Neste momento é complicado fazer qualquer prognóstico sobre o comportamento da inflação. Principalmente porque os fatores que têm contribuído fortemente para a aceleração da mesma, ainda estão em curso. Este é o caso da alta da energia, dos preços dos alimentos e até mesmo a alta do dólar. Estes fatores têm sido determinantes para a alta nos preços. A crise hídrica tem feito com que o custo de geração de energia venha aumentando bastante ao longo do ano. Isto decorre do fato de que as empresas de geração de energia precisam recorrer ao uso de terméletricas, que possuem um custo de geração mais elevado. O problema climático também acaba tendo um papel importante na alta de preço dos alimentos, bem como a alta do dólar, que também impacta sobre outros setores. Sendo assim, elevar a taxa de juros não surte o efeito esperado sobre a inflação. Portanto, apertar ainda mais os cintos pode ser inócuo para reduzir preços e ainda ter como efeito colateral uma redução ainda maior da atividade econômica.

A emenda feita na MP 672/2015 visa estender as condições de correção do salário mínimo para os aposentados. Você considera que esta é uma boa saída para resolver a defasagem do ganho real da aposentadoria?

Sem sombra de dúvida, este seria um caminho para a conquista do ganho real pelos aposentados do INSS, que ganham acima do piso previdenciário de um salário mínimo. A Política de Valorização do Salário Mínimo, tem sido uma das responsáveis pela recuperação do poder de compra dos trabalhadores nos últimos anos. Para se ter uma ideia, de abril de 2007 a janeiro de 2015, o Salário Mínimo acumula um ganho real de 34,05%. No entanto, devido ao ajuste fiscal em curso e toda discussão envolvendo a sustentabilidade da Previdência Social a longo prazo, pode ser que esta correção não aconteça.

Medidas de austeridade fiscal e redução dos direitos trabalhistas não salvaram a Grécia da crise, há algum risco do Brasil seguir o mesmo caminho a médio ou longo prazo?

A situação do Brasil é bastante diferente da situação grega.

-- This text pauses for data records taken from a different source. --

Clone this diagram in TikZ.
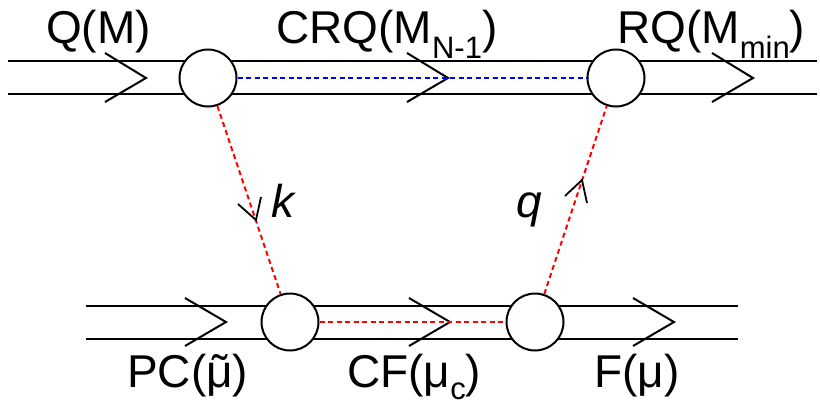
\documentclass[tikz,border=0pt]{standalone}
\usepackage{fontspec}
\setmainfont{Liberation Sans}
\newcommand{\bigtxt}{\fontsize{46}{50}\selectfont}
\newcommand{\subtxt}[2][15pt]{\raisebox{-#1}{\fontsize{31}{31}\selectfont #2}}
\newcommand{\tildemu}{\ooalign{μ\cr\hidewidth ˜\hidewidth\cr}}
\begin{document}
\begin{tikzpicture}[x=1pt,y=-1pt,
  pipe/.style={line width=2pt},
  chev/.style={line width=2pt,line join=miter},
  smallchev/.style={line width=1.8pt},
  vertex/.style={circle,draw,line width=2pt,fill=white,minimum size=57pt,inner sep=0pt},
  bluedash/.style={draw=blue,line width=2pt,dash pattern=on 5pt off 3.5pt},
  reddash/.style={draw=red,line width=2pt,dash pattern=on 5pt off 3.5pt},
  lbl/.style={inner sep=0pt,anchor=base west,font=\bigtxt}]
\useasboundingbox (0,0) rectangle (820,405);
% top pipe
\draw[pipe] (8,61) -- (817,61);
\draw[pipe] (8,94) -- (817,94);
% bottom pipe
\draw[pipe] (86,306) -- (738,306);
\draw[pipe] (86,339) -- (738,339);
% chevrons top
\draw[chev] (105,53) -- (146,78) -- (105,102);
\draw[chev] (407,53) -- (448,78) -- (407,102);
\draw[chev] (712,53) -- (753,78) -- (712,102);
% chevrons bottom
\draw[chev] (185,298) -- (226,322) -- (185,346);
\draw[chev] (409,298) -- (450,322) -- (409,346);
\draw[chev] (633,298) -- (674,322) -- (633,346);
% vertices
\node[vertex] (t1) at (208,78) {};
\node[vertex] (t2) at (616,78) {};
\node[vertex] (b1) at (290,322) {};
\node[vertex] (b2) at (535,322) {};
% dashed propagators
\draw[bluedash] (t1) -- (t2);
\draw[reddash] (b1) -- (b2);
\draw[reddash] (t1) -- (b1);
\draw[reddash] (b2) -- (t2);
% small arrows on diagonals
\draw[smallchev] (238,204) -- (256,220) -- (261,197);
\draw[smallchev] (565,196) -- (582,180) -- (587,203);
% labels
\node[lbl] (lq) at (46,43) {Q(M)};
\node[lbl] (lcrq) at (276,43) {CRQ(M\subtxt{N-1})};
\node[lbl] (lrq) at (617,43) {RQ(M\subtxt{min})};
\node[lbl] (lk) at (271,217) {\itshape k};
\node[lbl] (lqq) at (516,217) {\itshape q};
\node[lbl] (lpc) at (127,387) {PC(\tildemu)};
\node[lbl] (lcf) at (347,387) {CF(μ\subtxt[12pt]{c})};
\node[lbl] (lf) at (594,387) {F(μ)};
\end{tikzpicture}
\end{document}
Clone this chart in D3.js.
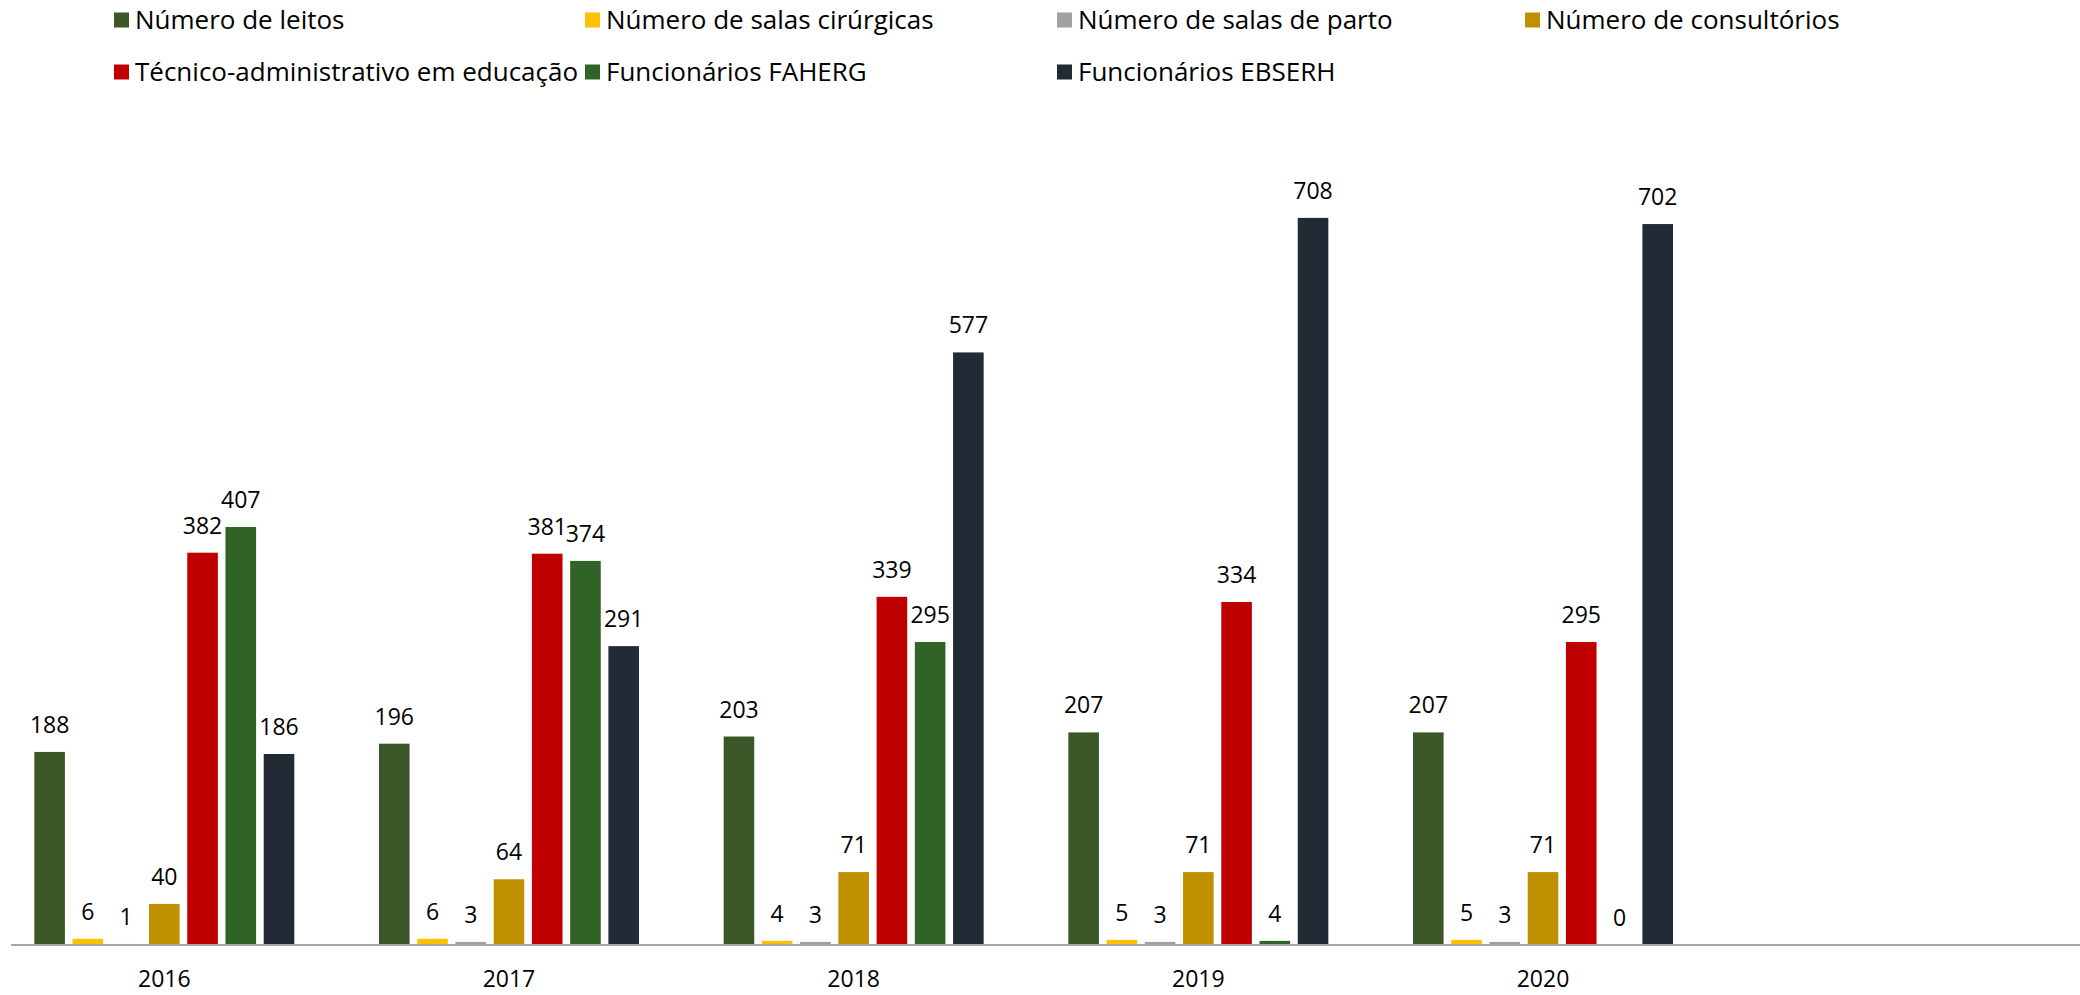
<!DOCTYPE html>
<html>
<head>
<meta charset="utf-8">
<script src="https://cdn.jsdelivr.net/npm/d3@7"></script>
<style>
  body { margin: 0; background: #fff; }
  svg { display: block; font-family: "Open Sans", sans-serif; }
</style>
</head>
<body>
<svg id="chart" width="2080" height="995"></svg>
<script>
// anos (o último slot fica vazio, como no original)
var years = ["2016", "2017", "2018", "2019", "2020", ""]
var seriesNames = [
   "Número de leitos",
   "Número de salas cirúrgicas",
   "Número de salas de parto",
   "Número de consultórios",
   "Técnico-administrativo em educação",
   "Funcionários FAHERG",
   "Funcionários EBSERH"
]
var seriesColors = ["#3B5727", "#FFC000", "#A0A0A0", "#BF9000", "#C00000", "#306427", "#222A35"]

var leitos = [188, 196, 203, 207, 207]
var salasCirurgicas = [6, 6, 4, 5, 5]
var salasParto = [1, 3, 3, 3, 3]
var consultorios = [40, 64, 71, 71, 71]
var tecnicos = [382, 381, 339, 334, 295]
var faherg = [407, 374, 295, 4, 0]
var ebserh = [186, 291, 577, 708, 702]

var seriesValues = [leitos, salasCirurgicas, salasParto, consultorios, tecnicos, faherg, ebserh]

var svg = d3.select("#chart")
var baseY = 945

var x0 = d3.scaleBand().domain(years).range([-8, 2060]).paddingInner(0.2457).paddingOuter(0.1228)
var x1 = d3.scaleBand().domain(d3.range(seriesNames.length)).range([0, x0.bandwidth()]).paddingInner(0.2)
var yScale = d3.scaleLinear().domain([0, 800]).range([baseY, 123.4])

// dados achatados
var bars = []
years.slice(0, 5).forEach(function(yr, i) {
   seriesValues.forEach(function(vals, s) {
      bars.push({ year: yr, s: s, v: vals[i] })
   })
})

svg.append("g").selectAll("rect")
   .data(bars)
   .join("rect")
   .attr("x", d => x0(d.year) + x1(d.s))
   .attr("y", d => yScale(d.v))
   .attr("width", x1.bandwidth())
   .attr("height", d => baseY - yScale(d.v))
   .attr("fill", d => seriesColors[d.s])

svg.append("g").selectAll("text")
   .data(bars)
   .join("text")
   .attr("x", d => x0(d.year) + x1(d.s) + x1.bandwidth() / 2)
   .attr("y", d => yScale(d.v) - 19)
   .attr("text-anchor", "middle")
   .style("font-size", "23px")
   .attr("fill", "#000")
   .text(d => d.v)

// eixo x
svg.append("line")
   .attr("x1", 11).attr("x2", 2080)
   .attr("y1", baseY).attr("y2", baseY)
   .attr("stroke", "#A6A6A6")
   .attr("stroke-width", 2)

svg.append("g").selectAll("text")
   .data(years.filter(d => d !== ""))
   .join("text")
   .attr("x", d => x0(d) + x0.bandwidth() / 2)
   .attr("y", 987)
   .attr("text-anchor", "middle")
   .style("font-size", "23px")
   .text(d => d)

// legenda
var legend = svg.append("g")
var legendX = [114, 585, 1057, 1525]
var legendRowY = [20, 72]
seriesNames.forEach(function(name, i) {
   var col = i < 4 ? i : i - 4
   var row = i < 4 ? 0 : 1
   var g = legend.append("g").attr("transform", "translate(" + legendX[col] + "," + legendRowY[row] + ")")
   g.append("rect").attr("x", 0).attr("y", -7.5).attr("width", 15).attr("height", 15).attr("fill", seriesColors[i])
   g.append("text").attr("x", 21).attr("y", 9).style("font-size", "26px").text(name)
})
</script>
</body>
</html>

A começar pelo fato de que não estamos numa situação de dependência financeira externa como aquele país. A despeito de toda crise propalada, especialmente pela mídia, o Brasil hoje tem uma situação econômica bem mais confortável que a Grécia. Temos reservas da ordem de R$370 bilhões, uma dívida pública muito menor e sob controle, autonomia para a deliberação de política econômica, um nível de desemprego (que apesar de estar se elevando ao longo de 2015) ainda é bastante menor que na Grécia. No entanto, medidas de austeridade fiscal, inclusive com redução de direitos dos trabalhadores, são preocupantes. Principalmente porque normalmente não surtem o efeito desejado, vide a situação dos países da Zona do Euro, e ainda podem agravar mais ainda os problemas econômicos do país.